Republicans are seeking a deal between members from New York, New Jersey and California — who had threatened to block the bill without a sufficient increase to the $10,000 cap on SALT deductions — and House leaders who are navigating the political realities of pushing an expensive tax bill through their narrow majority.

One lawmaker, New York’s Nick LaLota, immediately dismissed the $30,000 cap, saying that would not pass the House.

“I feel like I’m buying a used car and the dealer won’t name the price,” he said.

Tax committee lawmakers said they’re trying to come to a decision on the SALT deduction later Thursday.

Other members — New York’s Mike Lawler and Andrew Garbarino, New Jersey’s Tom Kean and Young Kim of California — have threatened to reject any tax package that does not raise the SALT cap sufficiently. Those members have been reticent to publicly say how high the deduction cap needs to be to earn their votes.

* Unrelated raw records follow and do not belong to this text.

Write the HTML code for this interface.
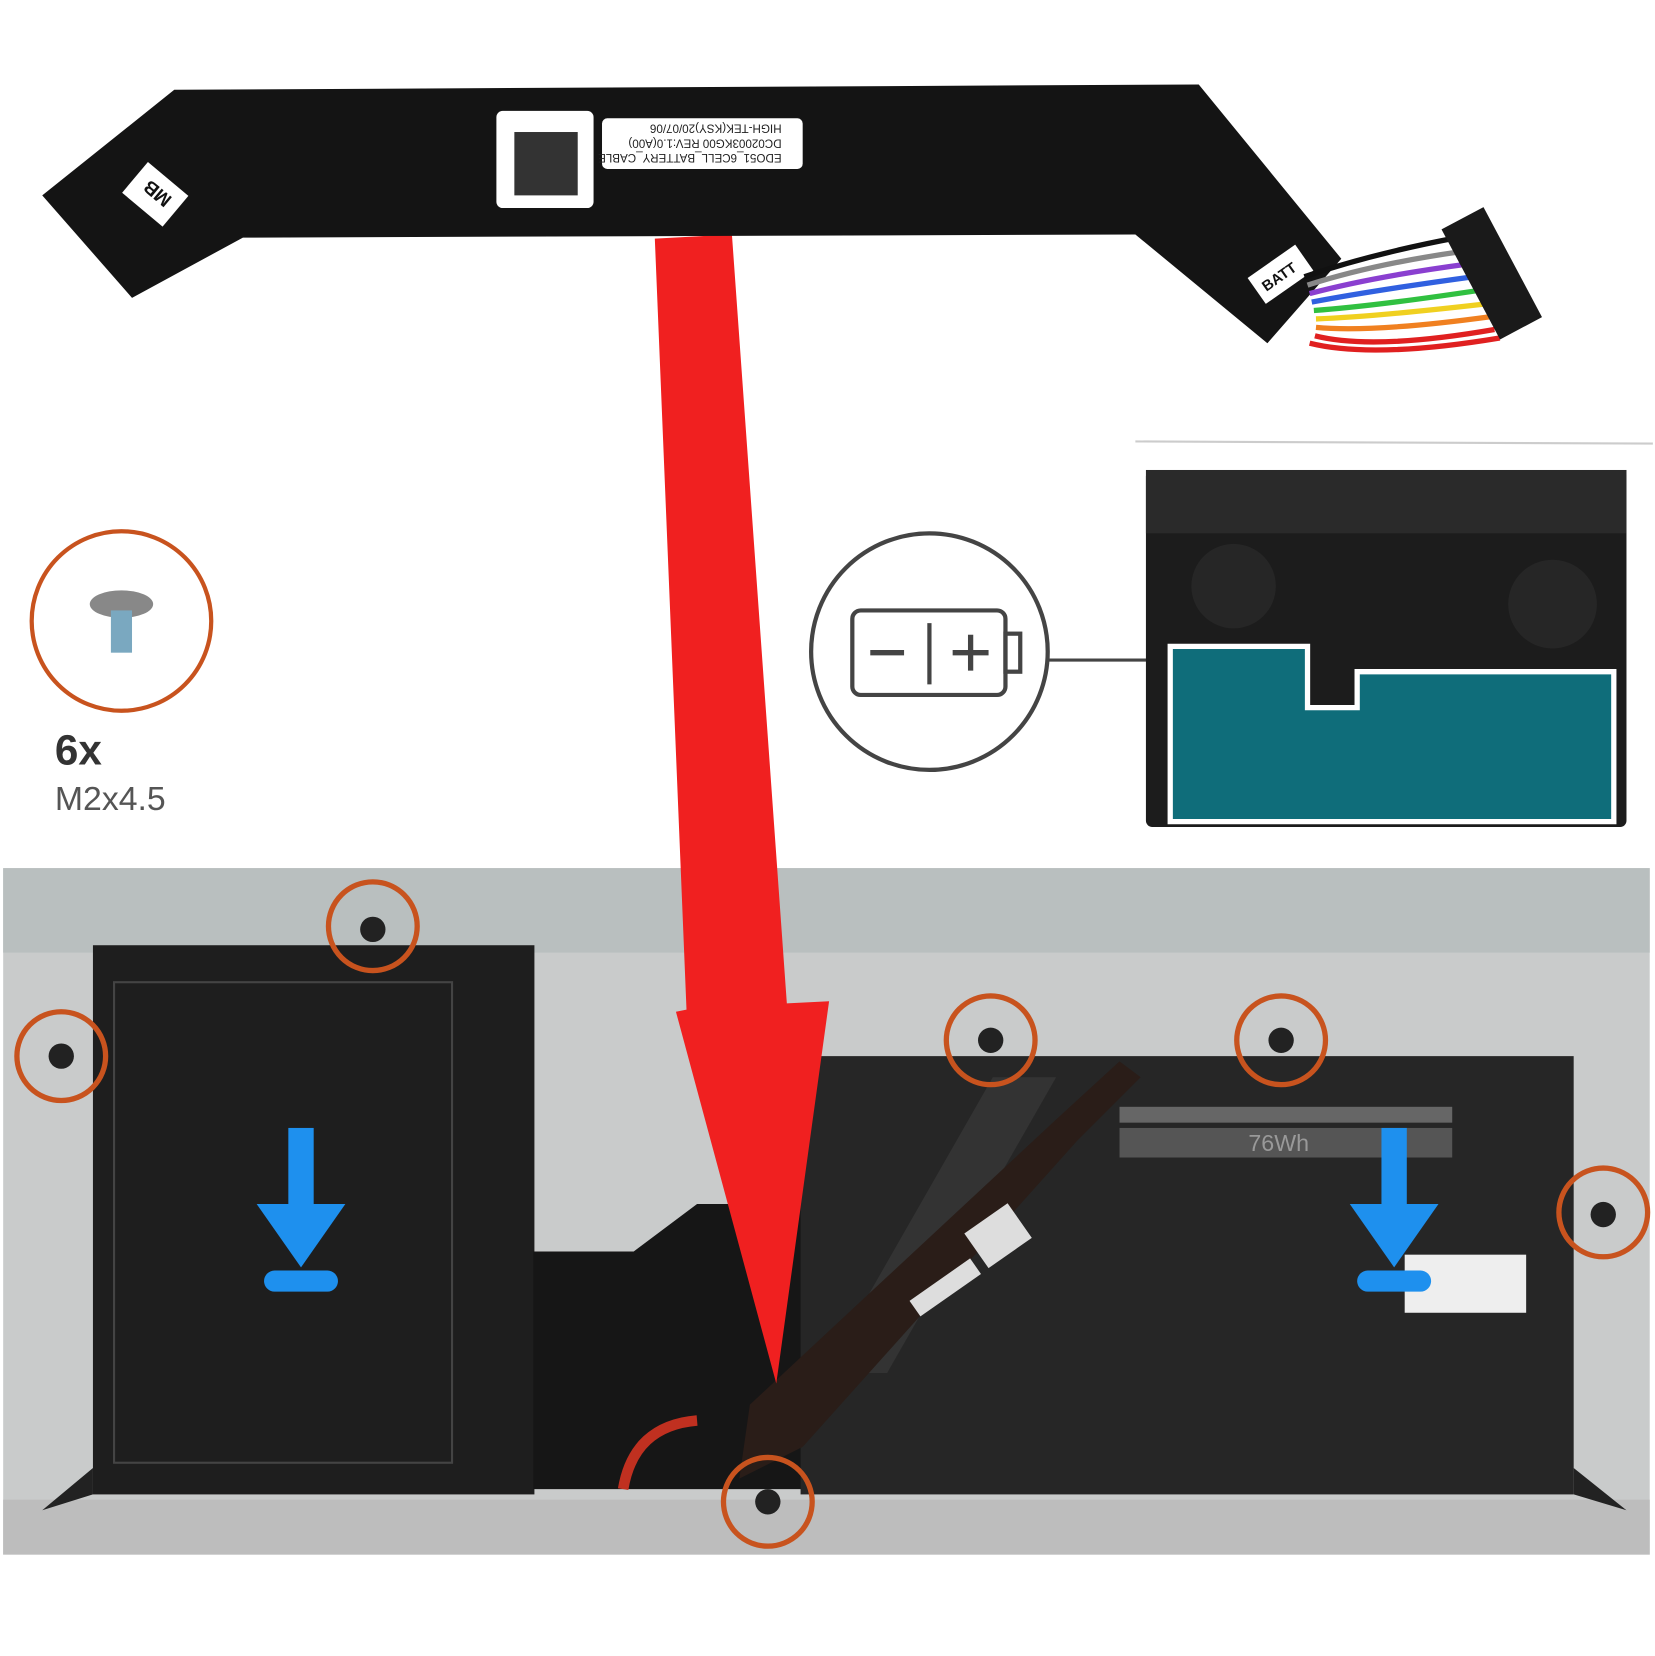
<!DOCTYPE html>
<html><head><meta charset="utf-8"><style>html,body{margin:0;padding:0;background:#fff}svg{display:block}</style></head>
<body>
<svg width="1655" height="1656" viewBox="0 0 1567 1568" preserveAspectRatio="none" xmlns="http://www.w3.org/2000/svg" font-family="Liberation Sans, sans-serif">
<rect width="1567" height="1568" fill="#fff"/>
<!-- bottom panel -->
<rect x="3" y="822" width="1559" height="650" fill="#c9cbcb"/>
<rect x="3" y="822" width="1559" height="80" fill="#b9bfbf"/>
<rect x="3" y="1420" width="1559" height="52" fill="#bdbdbd"/>
<rect x="88" y="895" width="418" height="520" fill="#1e1e1e"/>
<rect x="108" y="930" width="320" height="455" fill="none" stroke="#444" stroke-width="2"/>
<polygon points="505,1185 600,1185 660,1140 760,1140 760,1410 505,1410" fill="#161616"/>
<rect x="758" y="1000" width="732" height="415" fill="#262626"/>
<polygon points="780,1300 940,1020 1000,1020 840,1300" fill="#333"/>
<rect x="1060" y="1048" width="315" height="15" fill="#666"/>
<rect x="1060" y="1068" width="315" height="28" fill="#555"/>
<text x="1182" y="1090" font-size="22" fill="#999">76Wh</text>
<rect x="1330" y="1188" width="115" height="55" fill="#eee"/>
<polygon points="710,1330 1000,1060 1060,1005 1080,1020 1020,1080 760,1370 700,1400" fill="#2a1d18"/>
<rect x="920" y="1150" width="50" height="40" fill="#ddd" transform="rotate(-35 945 1170)"/>
<rect x="860" y="1210" width="70" height="18" fill="#ddd" transform="rotate(-35 895 1219)"/>
<path d="M590,1410 Q600,1350 660,1345" stroke="#c03020" stroke-width="10" fill="none"/>
<path d="M40,1430 L88,1390 L88,1415 Z M1490,1390 L1540,1430 L1490,1415Z" fill="#222"/>
<!-- blue arrows -->
<g fill="#1e90ee">
<rect x="273" y="1068" width="24" height="80"/><polygon points="243,1140 327,1140 285,1200"/><rect x="250" y="1203" width="70" height="20" rx="10"/>
<rect x="1308" y="1068" width="24" height="80"/><polygon points="1278,1140 1362,1140 1320,1200"/><rect x="1285" y="1203" width="70" height="20" rx="10"/>
</g>
<!-- screw circles -->
<g fill="none" stroke="#c8531e" stroke-width="5">
<circle cx="353" cy="877" r="42"/><circle cx="58" cy="1000" r="42"/><circle cx="938" cy="985" r="42"/><circle cx="1213" cy="985" r="42"/><circle cx="1518" cy="1148" r="42"/><circle cx="727" cy="1422" r="42"/>
</g>
<g fill="#222"><circle cx="353" cy="880" r="12"/><circle cx="58" cy="1000" r="12"/><circle cx="938" cy="985" r="12"/><circle cx="1213" cy="985" r="12"/><circle cx="1518" cy="1150" r="12"/><circle cx="727" cy="1422" r="12"/></g>
<!-- red arrow -->
<polygon points="620,226 693,222 745,950 785,948 735,1310 640,958 650,956" fill="#f02020"/>
<!-- top cable -->
<polygon points="40,185 165,85 1135,80 1270,245 1200,325 1075,222 230,225 125,282" fill="#141414"/>
<rect x="122" y="165" width="50" height="38" fill="#fff" transform="rotate(40 147 184)"/>
<text x="132" y="192" font-size="18" font-weight="bold" fill="#111" transform="rotate(220 147 184)">MB</text>
<rect x="470" y="105" width="92" height="92" rx="6" fill="#fff"/>
<rect x="487" y="125" width="60" height="60" fill="#333"/>
<rect x="570" y="112" width="190" height="48" rx="5" fill="#fff"/>
<text x="590" y="126" font-size="11" fill="#222" transform="rotate(180 665 136)">EDO51_6CELL_BATTERY_CABLE</text>
<text x="590" y="140" font-size="11" fill="#222" transform="rotate(180 665 136)">DC02003KG00 REV:1.0(A00)</text>
<text x="590" y="154" font-size="11" fill="#222" transform="rotate(180 665 136)">HIGH-TEK(KSY)20/07/06</text>
<rect x="1185" y="245" width="55" height="30" fill="#fff" transform="rotate(-35 1212 260)"/>
<text x="1192" y="266" font-size="14" font-weight="bold" fill="#111" transform="rotate(-35 1212 260)">BATT</text>
<g fill="none" stroke-width="5">
<path d="M1235,262 Q1300,240 1380,225" stroke="#111"/><path d="M1238,270 Q1300,250 1385,238" stroke="#888"/>
<path d="M1240,278 Q1300,262 1390,250" stroke="#8a3fd0"/><path d="M1242,286 Q1300,275 1395,262" stroke="#3060e0"/>
<path d="M1244,294 Q1300,290 1400,275" stroke="#30c040"/><path d="M1246,302 Q1300,300 1405,288" stroke="#f0d020"/>
<path d="M1246,310 Q1300,315 1410,300" stroke="#f08020"/><path d="M1245,318 Q1300,332 1415,312" stroke="#e02020"/>
<path d="M1240,325 Q1300,340 1420,320" stroke="#e02020"/></g>
<rect x="1390" y="200" width="45" height="118" fill="#1a1a1a" transform="rotate(-28 1412 259)"/>
<!-- screw legend -->
<circle cx="115" cy="588" r="85" fill="none" stroke="#c8531e" stroke-width="4"/>
<ellipse cx="115" cy="572" rx="30" ry="13" fill="#888"/><rect x="105" y="578" width="20" height="40" fill="#7aa8c0"/>
<text x="52" y="724" font-size="40" font-weight="bold" fill="#333">6x</text>
<text x="52" y="767" font-size="32" fill="#555">M2x4.5</text>
<!-- battery icon -->
<line x1="1075" y1="418" x2="1565" y2="420" stroke="#ccc" stroke-width="2"/>
<circle cx="880" cy="617" r="112" fill="#fff" stroke="#444" stroke-width="4"/>
<line x1="992" y1="625" x2="1108" y2="625" stroke="#444" stroke-width="3"/>
<rect x="807" y="578" width="145" height="80" rx="8" fill="none" stroke="#444" stroke-width="4"/>
<rect x="952" y="600" width="14" height="36" fill="none" stroke="#444" stroke-width="4"/>
<line x1="880" y1="590" x2="880" y2="648" stroke="#444" stroke-width="4"/>
<line x1="824" y1="618" x2="856" y2="618" stroke="#444" stroke-width="5"/>
<line x1="902" y1="618" x2="936" y2="618" stroke="#444" stroke-width="5"/><line x1="919" y1="601" x2="919" y2="635" stroke="#444" stroke-width="5"/>
<!-- laptop -->
<rect x="1085" y="445" width="455" height="338" rx="6" fill="#1c1c1c"/>
<rect x="1085" y="445" width="455" height="60" fill="#2a2a2a"/>
<circle cx="1168" cy="555" r="40" fill="#262626"/><circle cx="1470" cy="572" r="42" fill="#262626"/>
<polygon points="1108,612 1238,612 1238,670 1285,670 1285,636 1528,636 1528,778 1108,778" fill="#0f6d7a" stroke="#fff" stroke-width="5"/>
</svg>
</body></html>
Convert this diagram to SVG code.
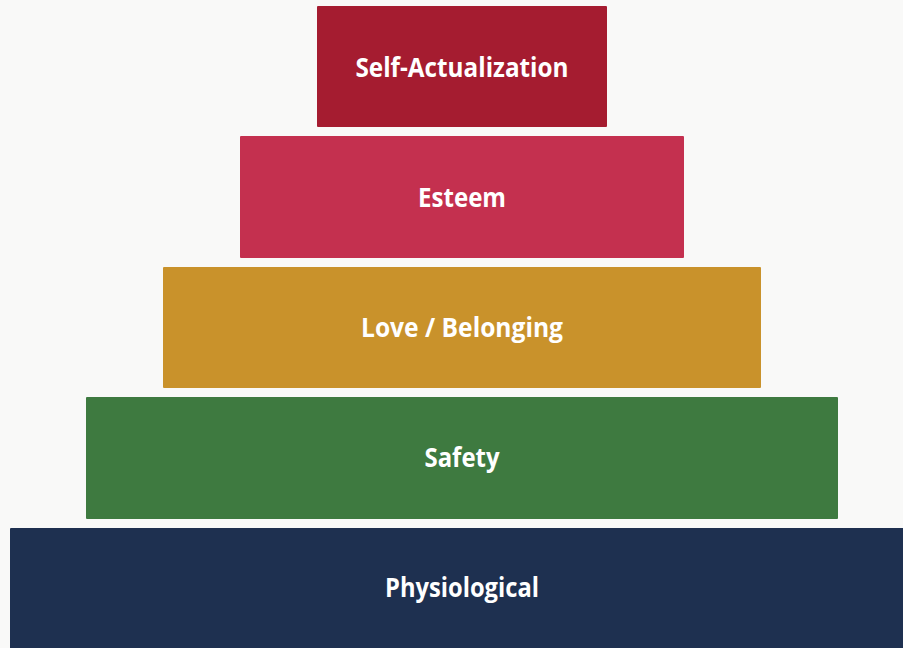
<svg xmlns="http://www.w3.org/2000/svg" width="903" height="648" viewBox="0 0 903 648">
<style>
.lbl{font-family:"Open Sans","Liberation Sans",sans-serif;font-weight:bold;font-size:26px;fill:#ffffff;text-anchor:middle}
</style>
<rect x="0" y="0" width="903" height="648" fill="#f9f9f8"/>
<g id="self-actualization">
<rect x="317" y="6" width="290" height="121" rx="1" fill="#a51c30"/>
<text class="lbl" x="462" y="77" textLength="213" lengthAdjust="spacingAndGlyphs">Self-Actualization</text>
</g>
<g id="esteem">
<rect x="240" y="136" width="444" height="122" rx="1" fill="#c4304f"/>
<text class="lbl" x="462" y="207" textLength="88" lengthAdjust="spacingAndGlyphs">Esteem</text>
</g>
<g id="love-belonging">
<rect x="163" y="267" width="598" height="121" rx="1" fill="#c9922b"/>
<text class="lbl" x="462" y="337" textLength="202" lengthAdjust="spacingAndGlyphs">Love / Belonging</text>
</g>
<g id="safety">
<rect x="86" y="397" width="752" height="122" rx="1" fill="#3e7a40"/>
<text class="lbl" x="462" y="467" textLength="75" lengthAdjust="spacingAndGlyphs">Safety</text>
</g>
<g id="physiological">
<rect x="10" y="528" width="905" height="125" rx="1" fill="#1e3050"/>
<text class="lbl" x="462" y="597" textLength="154" lengthAdjust="spacingAndGlyphs">Physiological</text>
</g>
<g id="connectors"/>
</svg>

The SALT issue has been one of the most contentious for the House GOP to resolve as party leaders try to ram a multitrillion-dollar tax cut package through the House in May. The larger the cap adjustment is, the less money there will be for other tax cuts on the Republican agenda.

The House Ways and Means Committee is scheduled to consider that tax portion of the bill on Tuesday, an implicit deadline for lawmakers to come to an agreement on SALT.

Republicans are also sparring over spending reductions in the bill, including weighing cuts to Medicaid health coverage and nutritional programs for low-income households.

Conservative Ralph Norman said that if moderates get a $30,000 SALT cap, then they need to agree to even deeper spending cuts such as to Medicaid.